Developers are lazy folks (or at the best, strive to be lazy).
For them, solving a problem is avoiding work. There may be sizable effort required to get something built and running but the main reason they do it is so that they don't have to do something that requires even more effort. To win support for a given idea, you have to convince other folks that your method is also easier and faster than "the other one". Much like electricity and water, developers favor the path of least resistance.
i was kind of reminded of this fact while reading a post from Eran Hammer-Lahav about the death of OAuth. Having watched the OAuth list for a while, i find it kind of interesting that he is the one noting the protocols reported passing, but anyone who's dealt with the arcane dance involved with getting OAuth to work just right (or even understand the very limited problem it was meant to solve) will probably not be surprised by this proclamation.
OAuth is designed to handle the exchange of tokens between three (or four, depending on how you look at things) partners: The Customer, The Application and The Provider. A "token" (or two, again, depending on your point of view on this) merely ensures that the party you were talking to is still the party you're talking to, and that each party can terminate the connection at any time. That's it. That's all it's supposed to do. There's no exchange of information about any of these parties. There's no hard rule about security around the connection being made. Nothing else. To do this magical process, however, requires three separate tokens and associated secrets, a login screen, and a potentially complicated client based signature method. All of which can be completely baffling, which the spec doesn't really help solve. (On a personal note, i read the spec twice and still managed to screw up one portion of the new 1.0a version. Why 1.0a and not 1.1? That's a matter of discussion.)

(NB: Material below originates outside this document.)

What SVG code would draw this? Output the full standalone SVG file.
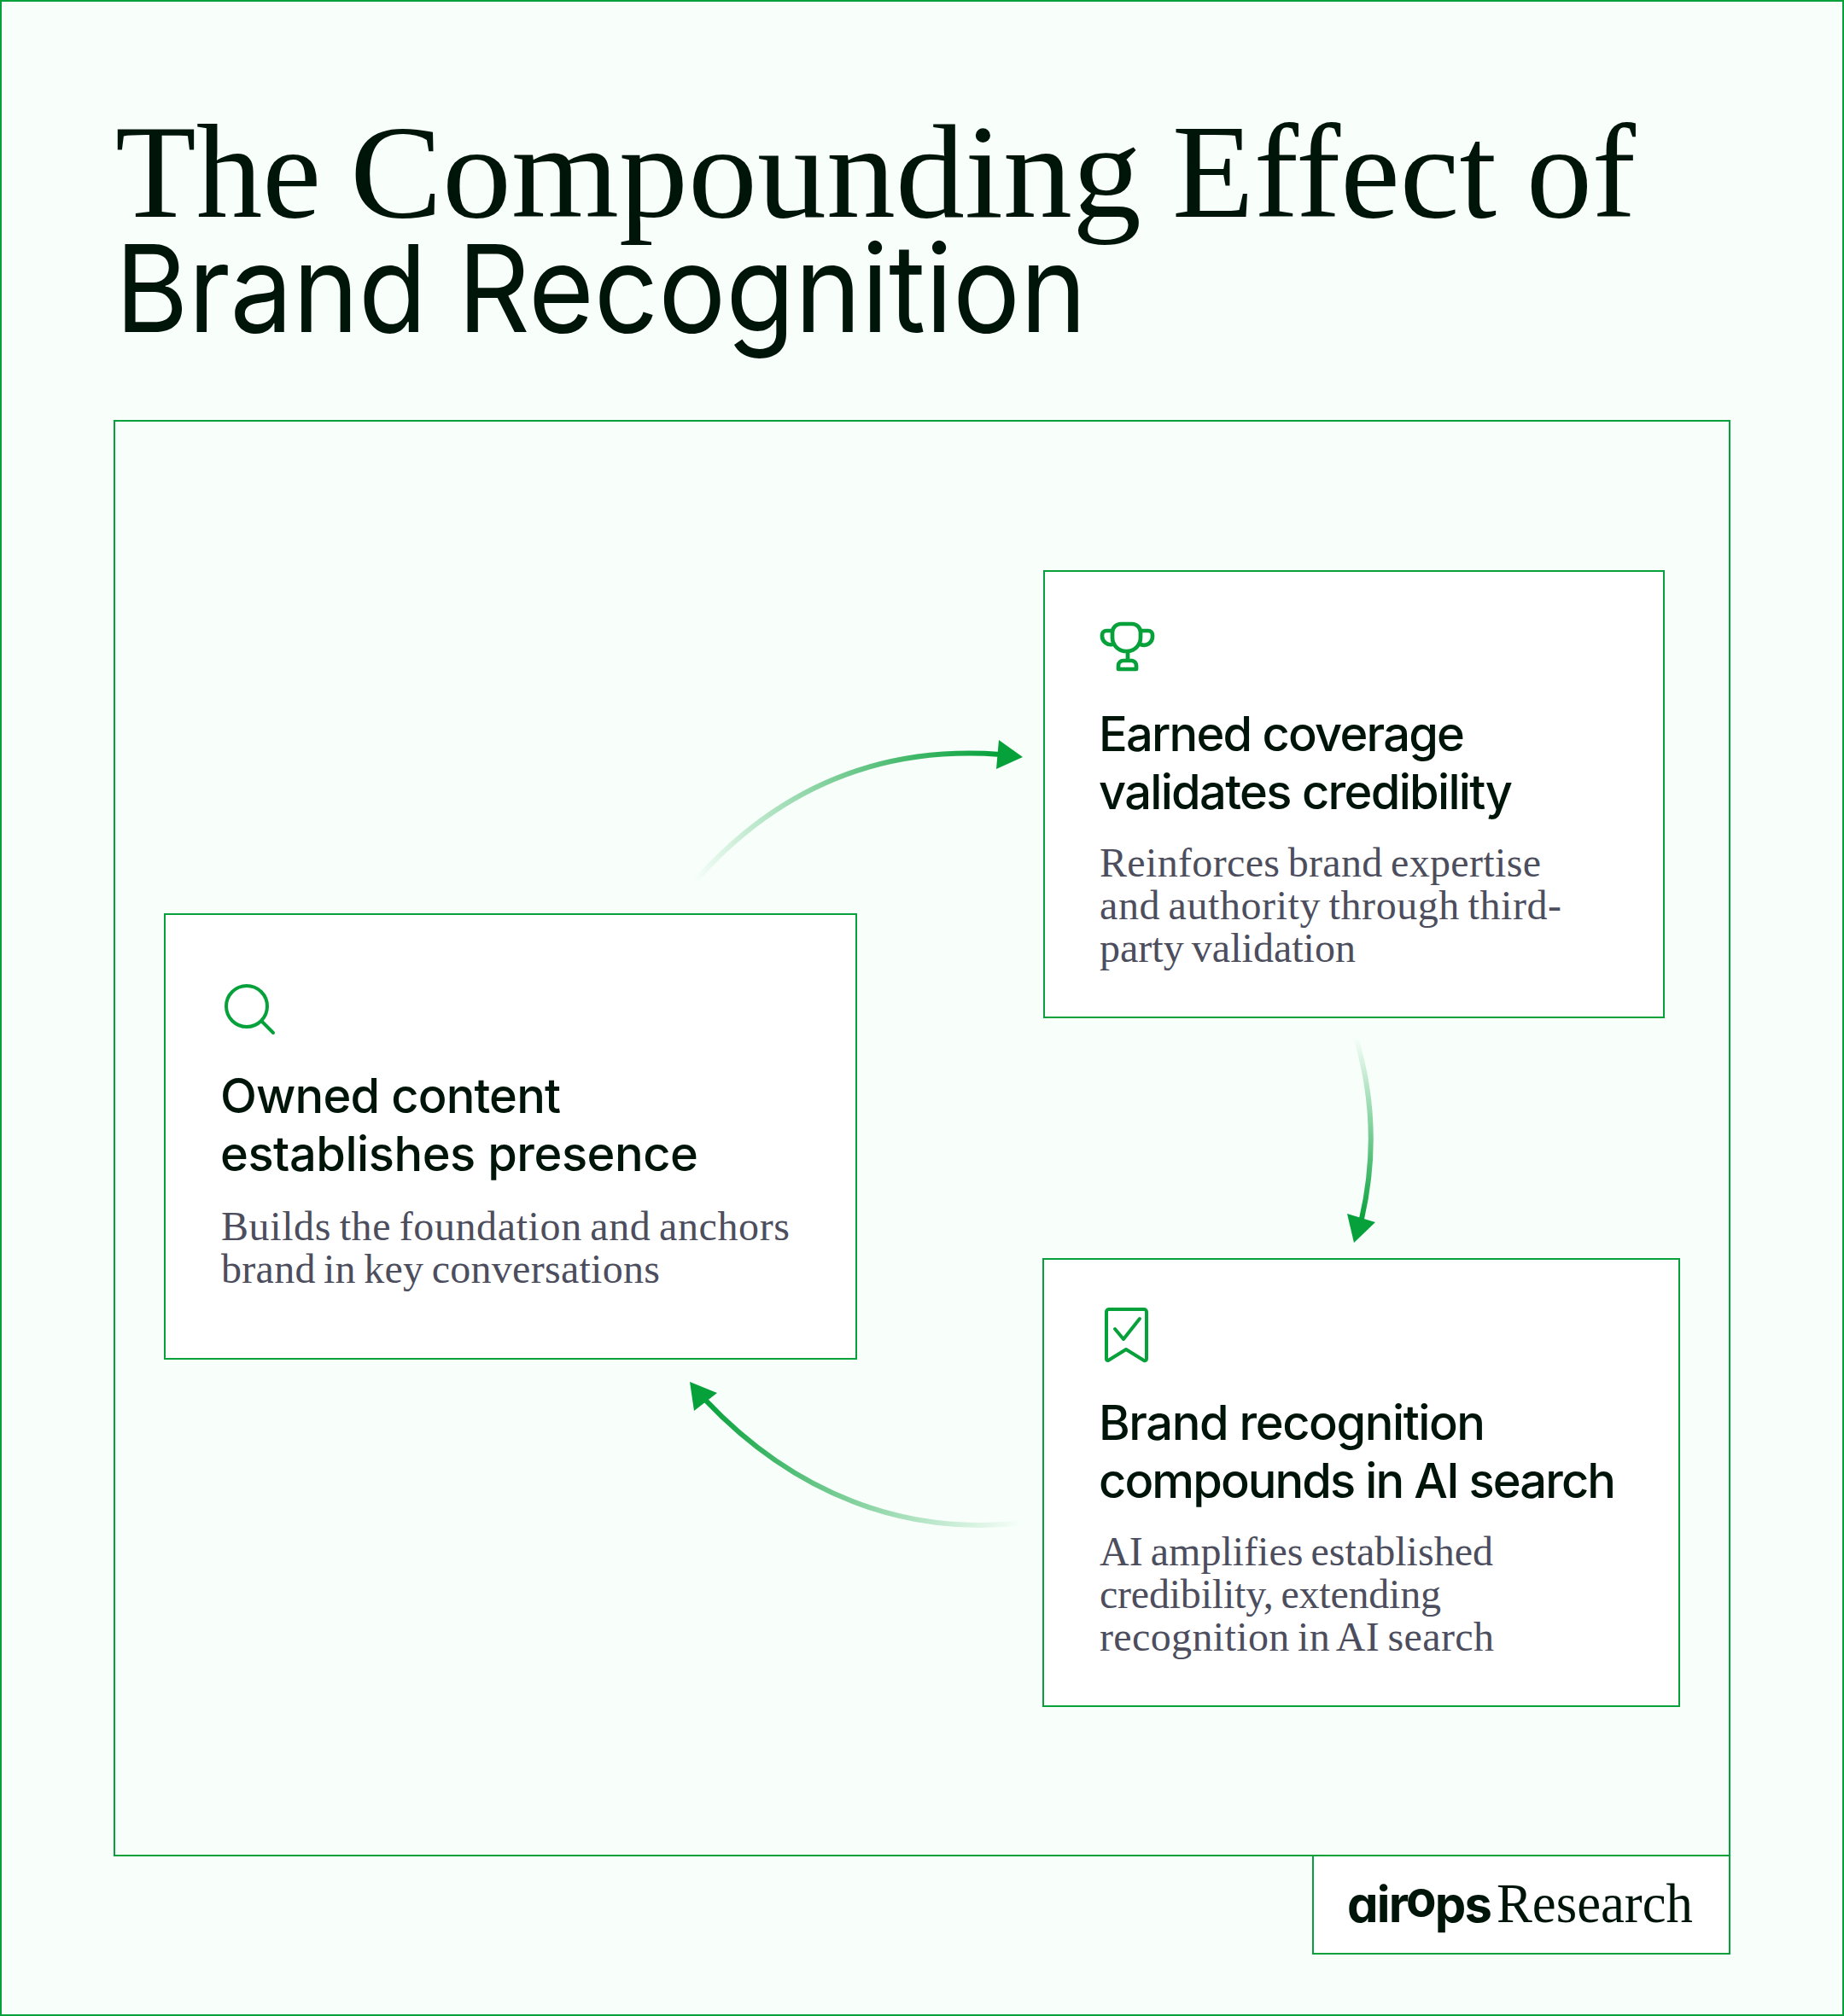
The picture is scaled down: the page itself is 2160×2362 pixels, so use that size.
<svg xmlns="http://www.w3.org/2000/svg" width="2160" height="2362" viewBox="0 0 2160 2362">
<style>
.frame{fill:none;stroke:#06a13a;stroke-width:2}
.card{fill:#fff;stroke:#06a13a;stroke-width:2}
.ico{fill:none;stroke:#06a13a;stroke-width:4;stroke-linecap:round;stroke-linejoin:round}
.h{font-family:"Inter","Liberation Sans",sans-serif;font-weight:550;font-size:56px;fill:#00150a}
.b{font-family:"Liberation Serif",serif;font-size:48px;word-spacing:-3px;fill:#4c4e5e}
.t1{font-family:"Liberation Serif",serif;font-size:156px;fill:#00150a}
.t2{font-family:"Inter","Liberation Sans",sans-serif;font-size:142px;fill:#00150a}
.conn{fill:none;stroke-width:6}
.head{fill:#06a13a}
</style>
<defs>
<linearGradient id="g1" gradientUnits="userSpaceOnUse" x1="812" y1="1035" x2="1170" y2="884"><stop offset="0" stop-color="#06a13a" stop-opacity="0"/><stop offset="1" stop-color="#06a13a"/></linearGradient>
<linearGradient id="g2" gradientUnits="userSpaceOnUse" x1="1588" y1="1215" x2="1595" y2="1430"><stop offset="0" stop-color="#06a13a" stop-opacity="0"/><stop offset="1" stop-color="#06a13a"/></linearGradient>
<linearGradient id="g3" gradientUnits="userSpaceOnUse" x1="1198" y1="1784" x2="826" y2="1640"><stop offset="0" stop-color="#06a13a" stop-opacity="0"/><stop offset="1" stop-color="#06a13a"/></linearGradient>
</defs>
<rect width="2160" height="2362" fill="#f8fffb"/>
<rect class="frame" x="1" y="1" width="2158" height="2360"/>
<g id="title">
<text class="t1" y="254"><tspan x="135" textLength="241" lengthAdjust="spacingAndGlyphs">The</tspan> <tspan x="410" textLength="927" lengthAdjust="spacingAndGlyphs">Compounding</tspan> <tspan x="1373" textLength="380" lengthAdjust="spacingAndGlyphs">Effect</tspan> <tspan x="1788" textLength="128" lengthAdjust="spacingAndGlyphs">of</tspan></text>
<text class="t2" y="389"><tspan x="135" textLength="365" lengthAdjust="spacingAndGlyphs">Brand</tspan> <tspan x="536" textLength="737" lengthAdjust="spacingAndGlyphs">Recognition</tspan></text>
</g>
<rect id="main-frame" class="frame" x="134" y="493" width="1892" height="1681"/>
<g id="connectors">
<path class="conn" stroke="url(#g1)" d="M812 1035C895 940 1010 872 1172 884"/>
<polygon class="head" points="1170,867 1198,887 1167,901"/>
<path class="conn" stroke="url(#g2)" d="M1588 1215C1606 1275 1614 1345 1595 1428"/>
<polygon class="head" points="1578,1422 1611,1432 1586,1456"/>
<path class="conn" stroke="url(#g3)" d="M1198 1784C1060 1800 930 1750 826 1640"/>
<polygon class="head" points="808,1619 840,1632 813,1653"/>
</g>
<g id="node-earned">
<rect class="card" x="1223" y="669" width="726" height="523"/>
<g class="ico" style="stroke-width:4.7">
<path d="M1303 741a10 10 0 0 1 10-10h13a10 10 0 0 1 10 10v6a16 16 0 0 1-16 16h-1a16 16 0 0 1-16-16z"/>
<path d="M1303 739h-7a5 5 0 0 0-5 5v2a10 10 0 0 0 12 9M1336 739h9a5 5 0 0 1 5 5v2a10 10 0 0 1-14 9"/>
<path d="M1321 764v9M1316 774h10a6 6 0 0 1 5 6v4h-21v-4a6 6 0 0 1 6-6z"/>
</g>
<text class="h" x="1287" y="880" textLength="429">Earned coverage</text>
<text class="h" x="1287" y="948" textLength="485">validates credibility</text>
<text class="b" x="1288" y="1027" textLength="517">Reinforces brand expertise</text>
<text class="b" x="1288" y="1077" textLength="541">and authority through third-</text>
<text class="b" x="1288" y="1127" textLength="300">party validation</text>
</g>
<g id="node-owned">
<rect class="card" x="193" y="1071" width="810" height="521"/>
<g class="ico"><circle cx="289" cy="1179" r="24"/><path d="M307 1197L320 1210"/></g>
<text class="h" x="258" y="1304" textLength="399">Owned content</text>
<text class="h" x="258" y="1372" textLength="560">establishes presence</text>
<text class="b" x="259" y="1453" textLength="666">Builds the foundation and anchors</text>
<text class="b" x="259" y="1503" textLength="514">brand in key conversations</text>
</g>
<g id="node-recognition">
<rect class="card" x="1222" y="1475" width="745" height="524"/>
<g class="ico"><path d="M1296 1537a3 3 0 0 1 3-3h41a3 3 0 0 1 3 3v55a2 2 0 0 1-3 2l-21-13-21 13a2 2 0 0 1-2-2z"/><path d="M1306 1557L1316 1569L1335 1545"/></g>
<text class="h" x="1287" y="1687" textLength="453">Brand recognition</text>
<text class="h" x="1287" y="1755" textLength="606">compounds in AI search</text>
<text class="b" x="1288" y="1834" textLength="461">AI amplifies established</text>
<text class="b" x="1288" y="1884" textLength="400">credibility, extending</text>
<text class="b" x="1288" y="1934" textLength="462">recognition in AI search</text>
</g>
<g id="logo">
<rect class="card" x="1538" y="2174" width="488" height="115"/>
<text x="1578" y="2252" font-family="Inter,'Liberation Sans',sans-serif" font-weight="700" font-size="58" fill="#00150a" style="font-feature-settings:'cv11'" textLength="170">air<tspan dy="-7">o</tspan><tspan dy="7">ps</tspan></text>
<text x="1753" y="2252" font-family="'Liberation Serif',serif" font-size="65" fill="#00150a" textLength="230" lengthAdjust="spacingAndGlyphs">Research</text>
</g>
</svg>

i'll note that the other paths of least resistance are things like Facebook Connect, Google Login, Yahoo BBAuth, Microsoft Passport, and a host of others. These are generally easier to deal with for sites because you simply point someone at the login page and get a bunch of credential information back, including information about the user. Of course, the biggest issue with using these is that you'll have a handful of login and credential services, but since you can make the security "someone else's problem" you don't have to care as much. You also don't get to own your user's information and are at the whims of a fickle pantheon of user credential gods who may smite your service for any reason, but again, that's par for the course as far as most services are concerned.
Personally, for various paranoid reasons, i'd want to have an "Open Connect" suite of protocols that used OpenID for login, OAuth for credential exchange and Portable Contacts for automatic customer information fetches. Of course, the problem there is that we're dealing with three different protocols which don't always dovetail and may lead to an even uglier mess to actually implement. Which means that the resistance will be higher.
Which means that either it won't get done, or that i need to wait until the other ones become such a pain that someone else builds a better version.
Because that'd be the lazier thing to do.